Oh, God, Self-Driving Ubers Are Here

Check out what was spotted today in Pittsburgh.

Jesus Christ. They are finally here — and they look so stupid. The world has become so lazy efficient that we know longer require humans to drive us from point A to point B. Computers can do it now. Great.

I was in an Uber home this afternoon on the north side of Chicago at one of the city’s infamous six-way stops and the lights were out. There were no cops around to direct traffic and cars on all sides were backed up for blocks.

If you were a driver who was too timid, you weren’t getting across the intersection because there was always a driver around to alpha you. It was a total mess.

And while I was sitting in the backseat watching this whole thing unfold, I thought to myself, “What would happen if this was a self-driving Uber? Would it just wait here until the lights were reactivated? Would it grow some balls and gun through the light using its super-technology to avoid other cars? Would it have a panic attack and shut down with me locked inside?”

It was at that moment I was incredibly thankful for Barry — a former teacher who lived on the southwest side of the city who was driving me from the downtown Shake Shack to my Lincoln Park apartment for seven dollars. Barry rerouted us when he saw what was going on, but still had to roll down his window and wave to some other cars to make sure they would let him pass. Barry, in that moment, was my hero.

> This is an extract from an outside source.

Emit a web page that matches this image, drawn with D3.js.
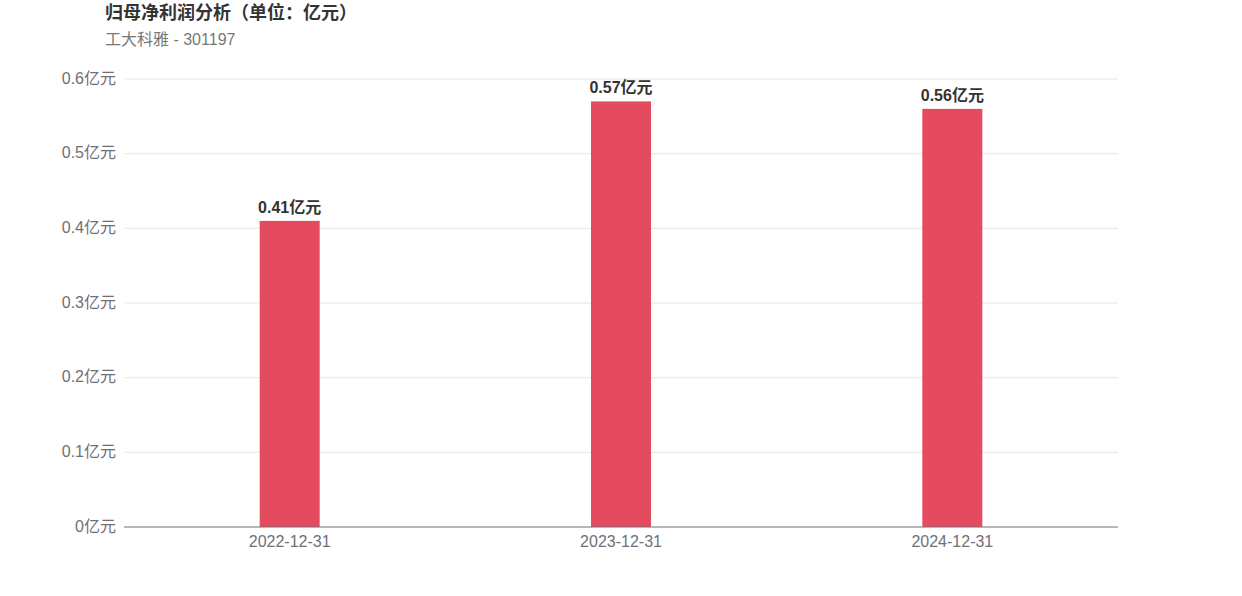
<!DOCTYPE html>
<meta charset="utf-8">
<style>
  body { margin: 0; background: #fff; }
  text { font-family: "Liberation Sans", "Noto Sans CJK SC", sans-serif; }
</style>
<svg width="1242" height="596"></svg>
<script src="https://d3js.org/d3.v7.min.js"></script>
<script>

    var categories = ["2022-12-31", "2023-12-31", "2024-12-31"];
    var values = [0.41, 0.57, 0.56];
    var yTicks = [0, 0.1, 0.2, 0.3, 0.4, 0.5, 0.6];
    var title = "归母净利润分析（单位：亿元）";
    var subtitle = "工大科雅 - 301197";

    var svg = d3.select("svg"),
        margin = {top: 79, right: 124, bottom: 69, left: 124},
        width = +svg.attr("width") - margin.left - margin.right,
        height = +svg.attr("height") - margin.top - margin.bottom,
        g = svg.append("g").attr("transform", "translate(" + margin.left + "," + margin.top + ")");

    var x = d3.scaleBand().domain(categories).range([0, width]);
    var y = d3.scaleLinear().domain([0, 0.6]).range([height, 0]);
    var barWidth = 60;

    svg.append("text")
        .attr("x", 105).attr("y", 19)
        .attr("font-size", 18).attr("font-weight", "bold").attr("fill", "#333")
        .text(title);
    svg.append("text")
        .attr("x", 105).attr("y", 45)
        .attr("font-size", 16).attr("fill", "#777")
        .text(subtitle);

    // grid lines
    g.selectAll(".grid")
        .data(yTicks.filter(function(d) { return d > 0; }))
        .enter().append("line")
        .attr("x1", 0).attr("x2", width)
        .attr("y1", function(d) { return y(d); })
        .attr("y2", function(d) { return y(d); })
        .attr("stroke", "#e6e6e6");

    // y labels
    g.selectAll(".ylab")
        .data(yTicks)
        .enter().append("text")
        .attr("x", -8)
        .attr("y", function(d) { return y(d) - 1; })
        .attr("dy", "0.35em")
        .attr("text-anchor", "end")
        .attr("font-size", 16).attr("fill", "#6e7079")
        .text(function(d) { return d3.format("~g")(+d.toFixed(1)) + "亿元"; });

    // bars
    g.selectAll(".bar")
        .data(values)
        .enter().append("rect")
        .attr("x", function(d, i) { return x(categories[i]) + x.bandwidth() / 2 - barWidth / 2; })
        .attr("y", function(d) { return y(d); })
        .attr("width", barWidth)
        .attr("height", function(d) { return height - y(d); })
        .attr("fill", "#e44b5e");

    // value labels
    g.selectAll(".val")
        .data(values)
        .enter().append("text")
        .attr("x", function(d, i) { return x(categories[i]) + x.bandwidth() / 2; })
        .attr("y", function(d) { return y(d) - 8; })
        .attr("text-anchor", "middle")
        .attr("font-size", 16).attr("font-weight", "bold").attr("fill", "#333")
        .text(function(d) { return d + "亿元"; });

    // x axis
    g.append("line")
        .attr("x1", 0).attr("x2", width)
        .attr("y1", height).attr("y2", height)
        .attr("stroke", "#6e7079");

    g.selectAll(".xlab")
        .data(categories)
        .enter().append("text")
        .attr("x", function(d) { return x(d) + x.bandwidth() / 2; })
        .attr("y", height + 20)
        .attr("text-anchor", "middle")
        .attr("font-size", 16).attr("font-weight", "normal").attr("fill", "#6e7079")
        .text(function(d) { return d; });
</script>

I have no problem admitting that when it comes to self-driving cars, I am a bit of a Luddite. It’s much safer to fly somewhere than drive, but most people feel safer in their car than on a jet because it is something that they can control. That’s pretty much me when it comes to self-driving cars. I’m sure they are fine, but why the hell would I not want to drive my own car? What am I doing that is so important that I can’t take 15 minutes out of my schedule to drive myself somewhere? Yeah, it’s “safer.” I get that. But it’s also not perfect. Neither am I — but I don’t want to take a chance with a machine!